▶ What the task asks: Include the line containing "if v >= 0.5" and all lines before it, repeated exactly from the listing below, without pictures.
** begin Information supplied **
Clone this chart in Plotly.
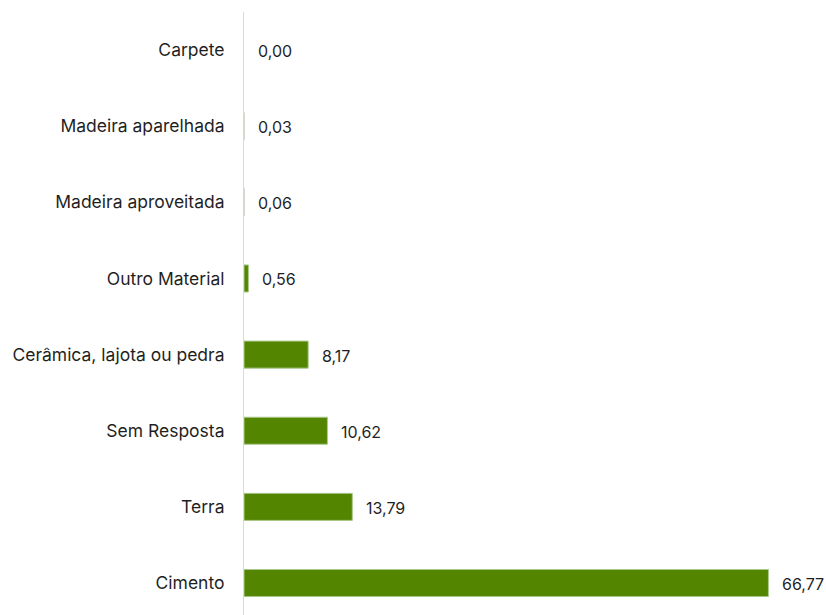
import plotly.graph_objects as go

# Floor material shares (%), listed bottom to top
categories = ["Cimento", "Terra", "Sem Resposta", "Cerâmica, lajota ou pedra",
              "Outro Material", "Madeira aproveitada", "Madeira aparelhada", "Carpete"]
values = [66.77, 13.79, 10.62, 8.17, 0.56, 0.06, 0.03, 0.00]
value_labels = [f"{v:.2f}".replace(".", ",") for v in values]

FONT = "Inter, Noto Sans, sans-serif"
BAR_GREEN = "#538500"

# thin light outline around each bar; nothing at all for an empty bar
outline_widths = [1 if v > 0 else 0 for v in values]
outline_colors = ["#a9c98a" if v >= 0.5 else "#d6d9d0" for v in values]

fig = go.Figure(
    go.Bar(
        x=values,
        y=categories,
        orientation="h",
        width=0.355,
        marker=dict(color=BAR_GREEN,
                    line=dict(color=outline_colors, width=outline_widths)),
        hoverinfo="x+y",
    )
)

# value labels to the right of each bar
for cat, v, lab in zip(categories, values, value_labels):
    fig.add_annotation(
        x=v, y=cat, text=lab, showarrow=False,
        xanchor="left", yanchor="middle", xshift=12, yshift=-1,
        font=dict(family=FONT, size=16, color="#1f1f1f"),
    )

fig.update_layout(
    width=826, height=615,
    margin=dict(l=244, r=0, t=12, b=0),
    paper_bgcolor="white", plot_bgcolor="white",
    showlegend=False,
    bargap=0.6,
)
fig.update_xaxes(
    range=[0, 74.1], visible=False, showgrid=False, zeroline=False,
)
fig.update_yaxes(
    categoryorder="array", categoryarray=categories,
    range=[-0.42, 7.5],
    showgrid=False, zeroline=False,
    showline=True, linecolor="#d9d9d9", linewidth=1,
    ticks="", ticklabelstandoff=15,
    tickfont=dict(family=FONT, size=17.5, color="#1f1f1f"),
)

fig.write_html("out.html")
** end Information supplied **
▶ Solution to the exercise:
Clone this chart in Plotly.
import plotly.graph_objects as go

# Floor material shares (%), listed bottom to top
categories = ["Cimento", "Terra", "Sem Resposta", "Cerâmica, lajota ou pedra",
              "Outro Material", "Madeira aproveitada", "Madeira aparelhada", "Carpete"]
values = [66.77, 13.79, 10.62, 8.17, 0.56, 0.06, 0.03, 0.00]
value_labels = [f"{v:.2f}".replace(".", ",") for v in values]

FONT = "Inter, Noto Sans, sans-serif"
BAR_GREEN = "#538500"

# thin light outline around each bar; nothing at all for an empty bar
outline_widths = [1 if v > 0 else 0 for v in values]
outline_colors = ["#a9c98a" if v >= 0.5 else "#d6d9d0" for v in values]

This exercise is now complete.